How far can you walk in 20 minutes?
I have decided to try and find out by taking daily walks around my local neighbourhood. Because as lovely as it would be to make the short drive to the beach, I cannot manage this every day. But I can find circular routes within twenty- minutes of my front door.
My philosophy is something is better than nothing; if I miss one day, it’s not the end of the world. I can pick up again the following day and won’t allow myself to miss two days in a row.
Whatever the weather, my constitutional is now part of my day. I need the discipline of daily practice, and a brisk twenty-minute walk is something I can fit into my lunch break. It lifts my mood, clears my head, and recharges me for the afternoon. I may not live in the most picturesque of places, but nature still has a way of showing up when you are on foot.
It’s the daily practice making a difference for me, so I’m curious what are you doing every day to promote your health and well-being?
Compassionate curiosity might be perfect right now.
I am naturally curious, forever asking questions about one thing or the other and then setting off to find the answers.
- What is it like to do a stand-up comedy routine? – I have already tried two courses and still might go for a third.
- How can I improve my writing? – this led to a two-year life-writing course when I was struggling with life in general. I almost didn’t return for the second week, but I am so glad I did. It got me started on my collection of stories.
- What is it like to work as a personal carer? – six months was eye-opening and heightened my respect for this profession. All done in memory of my mum and her amazing carer.
- How can #Chatgpt support me? – I’ve signed up, using it for research, experimenting with questions and treating it as a thinking partner.
- What is happening in the world of work right now? – I have plans for exploring this one. I want to try something different and push myself. It might take a while, but I will get there.
And as the years pass, I have learnt to ask questions of myself and others with increasing compassion.
So, where might your curiosity lead you?
Et tu, Brute?
A few weekends ago, I was delighted to see an all-female production of Julius Caesar. I was mesmerised by the whole thing, the staging, the make-up, the costumes – not a single toga in sight and the powerful performances of the final-year students at IC Theatre Brighton.
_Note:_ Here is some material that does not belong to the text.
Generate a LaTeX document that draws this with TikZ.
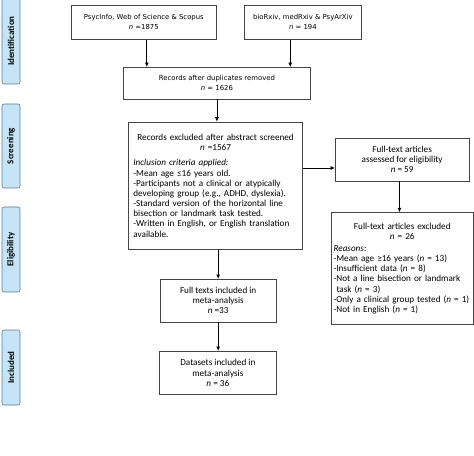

They all committed completely to their craft; it was easy to imagine we were back in Ancient Rome. The play then finished with a surprisingly haunting rendition of, ‘The answer, my friend, is blowin’ in the wind.’
I have no idea what the future holds for these young women, but I hope they continue to show up as powerfully and impressively as they did in Julius Caesar.
When I see young people stepping into their own, I can’t help but feel more hopeful for the future.
Pushing the reset button.
This is what I have learnt to do with my LinkedIn posts. Because in some weeks, they attract likes, comments, and a reasonable number of views; in others, it is like tumbleweed rolling across an empty stage – they barely attract a ripple.
Rather than dwell too long, and worry about what happened the previous week, I reset. I remind myself that I am starting from scratch with a clean slate, with no expectations. With this attitude, I find writing, posting, and then letting it go much easier.
And I leave it for a good few hours before checking my stats. If the numbers are low, then maybe they will pick up, or perhaps I haven’t quite hit the mark, or maybe the timing is wrong – but there is always next week.
So, what helps you to keep posting on LinkedIn?